In 1991 SRP initiated another round of lay-offs with far less attractive severance benefits. The list of those shown the door included the man who had removed me from my job as Manager, Supply Department back in 1986. Friends told me the news shocked him. He had not seen this coming.
Did I gloat?  Maybe, just a little. It reminded me of the axiom, “What goes around, comes around.”
Later I heard he found a job with a major utility in Florida. When Hurricane Andrew struck, I heard he housed many victims in a power plant building under his control. He certainly knew how to deal with natural catastrophes with personal courage. He and another SRP employee once rescued some employees stuck at Roosevelt Dam, sailing a small boat on Canyon Lake to reach them in a howling rainstorm.
In 1994, as I stood in line at the SRP Credit Union someone called out, “Hey, Joe.” There stood my former boss, smiling at me, extending his hand as if we were dear pals. His sudden appearance stunned me. Inexplicably, without thinking, I shook his hand. No words came from my mouth as my gaze turned away from him. We never met again.

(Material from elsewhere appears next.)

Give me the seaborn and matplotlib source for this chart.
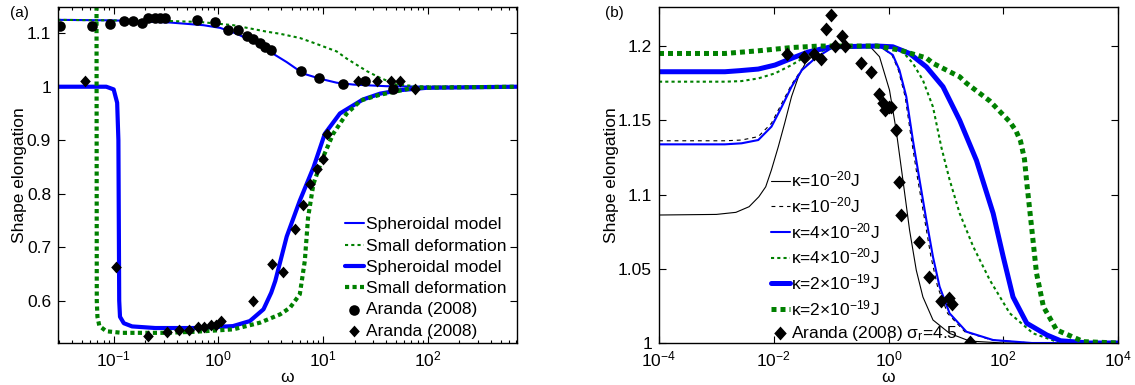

   At a company reunion, a former HR employee told me, “Joe, did you know that he really liked you and always wanted you to succeed?”  If he did, he certainly had an odd way of encouraging me.
Then, in 2010, my former secretary phoned me to ask if I had read the obituary page. “No. Who died?”
“Your ex-boss, age seventy, in Scottsdale, Arizona.”
No words can express the range of emotions I felt on hearing that stunning news.
His obituary stated he left a widow and two sons, and had lived here for the past seven years. I offered a prayer for them all.